Le CdP trassero quindi origine ed alimento da società operaie e contadine di vario tipo, ma, una volta costituite, divennero moltiplicatrici del complesso degli insiemi associativi, che trovarono in questi istituti molto più di una sede materiale e di un semplice contenitore. Le CdP divennero, in alcuni casi, il vero e proprio centro di gravità di un complesso multiforme e integrato di associazioni popolari, promuovendo lo sviluppo delle leghe agricole e industriali; di iniziative ricreative, sportive e culturali; di centri d'assistenza sanitaria, casse mutue e segretariati; di magazzini cooperativi; di cooperative di lavoro.
Al di là dei complessi e forti significati simbolici e culturali, senza i quali non si potrebbe comprendere il successo che ebbe questo modello di organizzazione, la CdP rispose, nell'immediatezza della fase politica congiunturale, a tre esigenze di fondo:
Ø Prima di tutto, svolse la funzione di una cooperativa edilizia, cui erano assegnate le finalità di acquistare o edificare la “Casa” e di amministrarla come patrimonio immobiliare. Si risolsero in questo modo i molti problemi logistici creati dall'affitto dei locali nei quali trovavano posto le associazioni popolari.

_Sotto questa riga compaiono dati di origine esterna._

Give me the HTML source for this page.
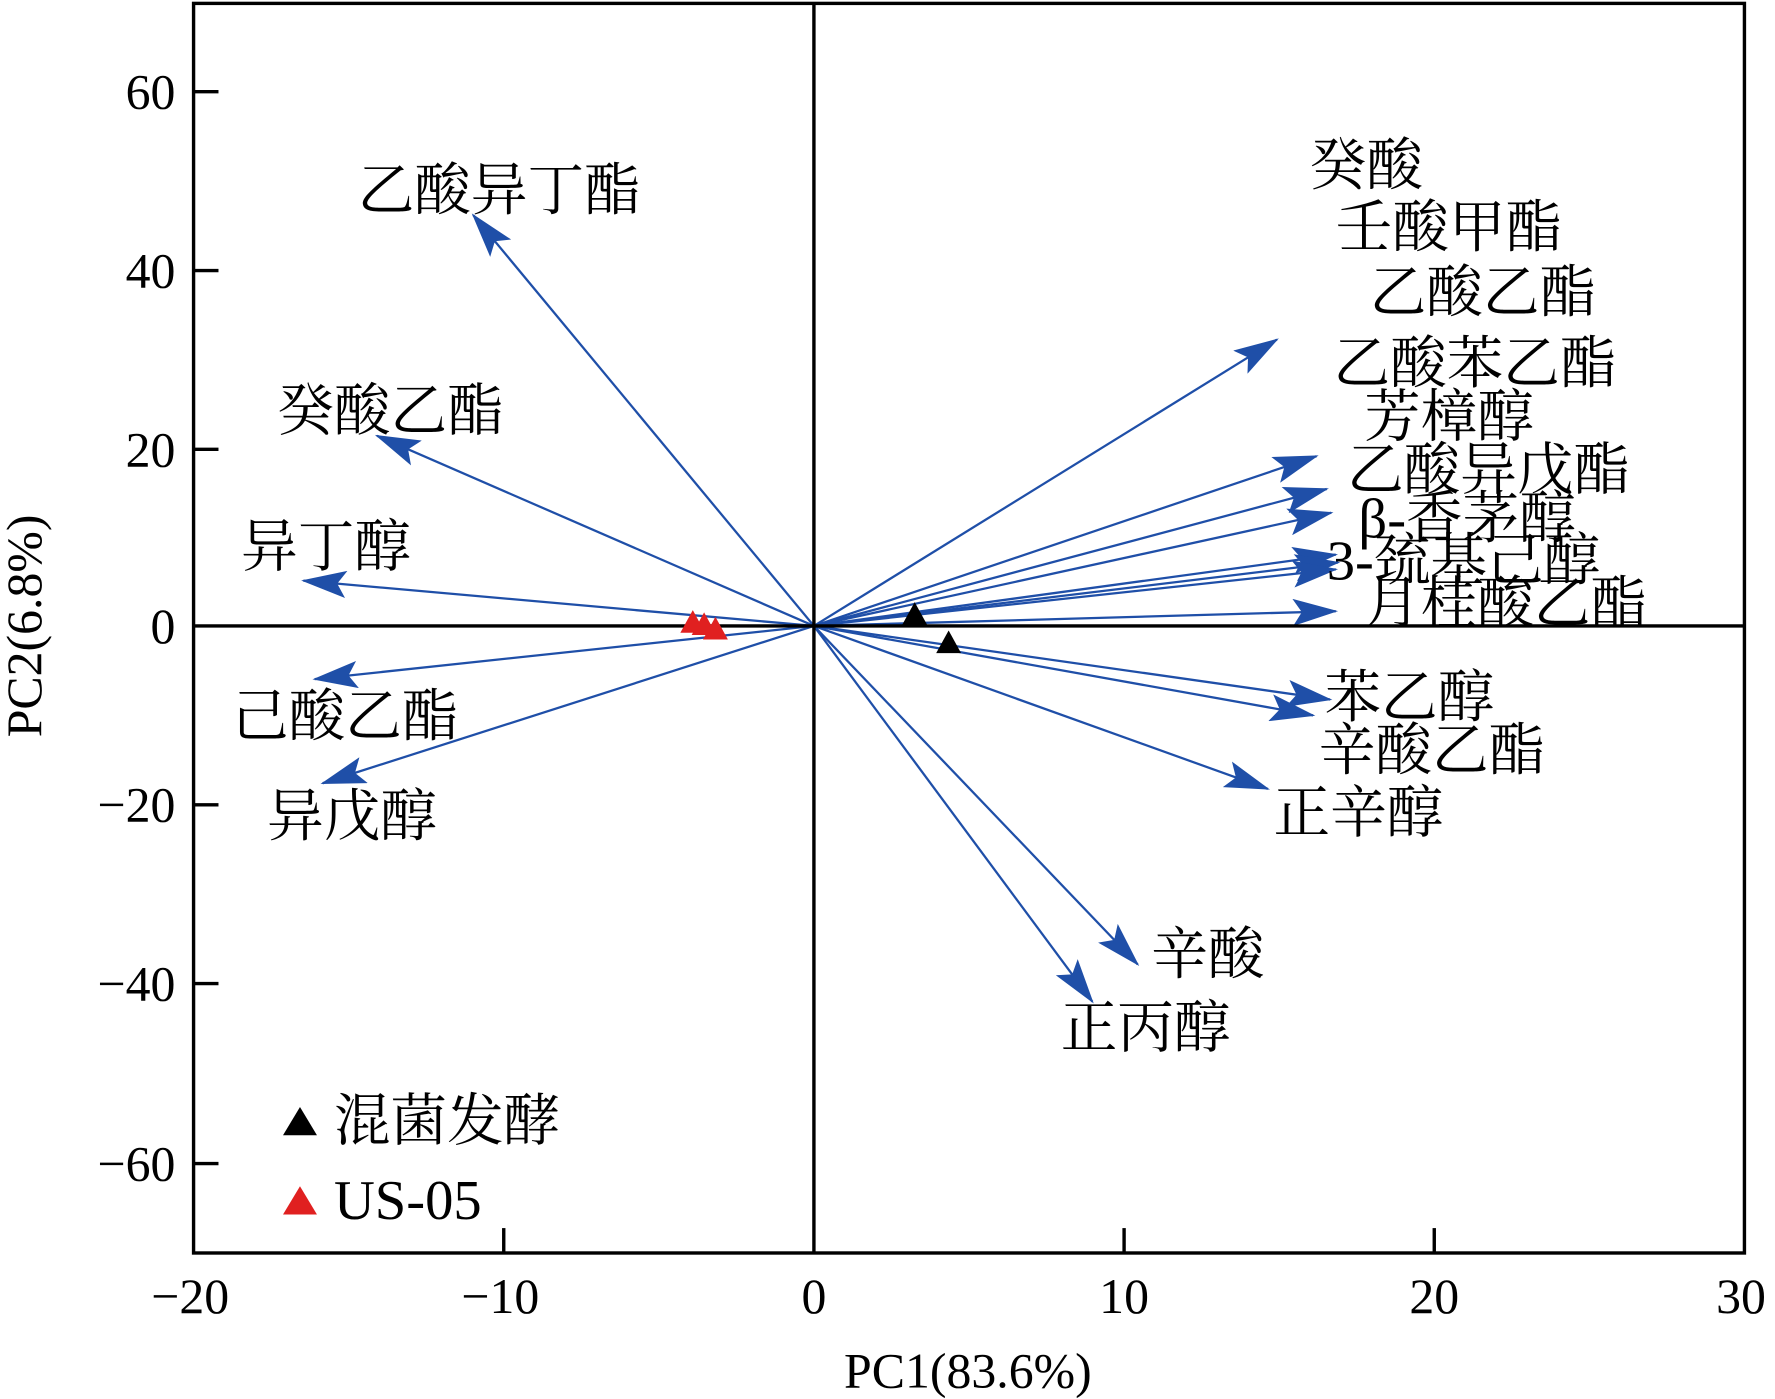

Ø In secondo luogo, tese a promuovere lo sviluppo e a gestire il funzionamento di cooperative di lavoro e di consumo e di un complesso di servizi culturali, assistenziali, mutualistici e ricreativi.
Ø Infine, si propose come centro coordinatore dell'insieme associativo socialista, il modello della futura società, il nucleo di un'isola di socialismo che si sarebbe gradatamente allargato fino a comprendere il comune, la vita economica e l'intera società civile.
In questo senso, la CdP, concettualmente intesa e fino ad oggi, contiene già in se – tutta e per intero – l'utopia della società futura e dell’“Uomo nuovo socialista”. Assurge, dunque, al senso stesso del Progresso connesso ad un modello di sviluppo non fondato sullo sfruttamento del lavoro salariato ma sull’autentico volontarismo di uomini e donne liberamente associati tra di loro. Uomini e donne liberati dal lavoro inteso come necessità oggettiva e, pertanto, impegnati ad osservare e soddisfare i propri, legittimi bisogni – siano essi materiali, intellettuali, morali e creativi – nel concorso collettivo all’edificazione di una società senza più classi, Stato e proprietà. Il Comunismo.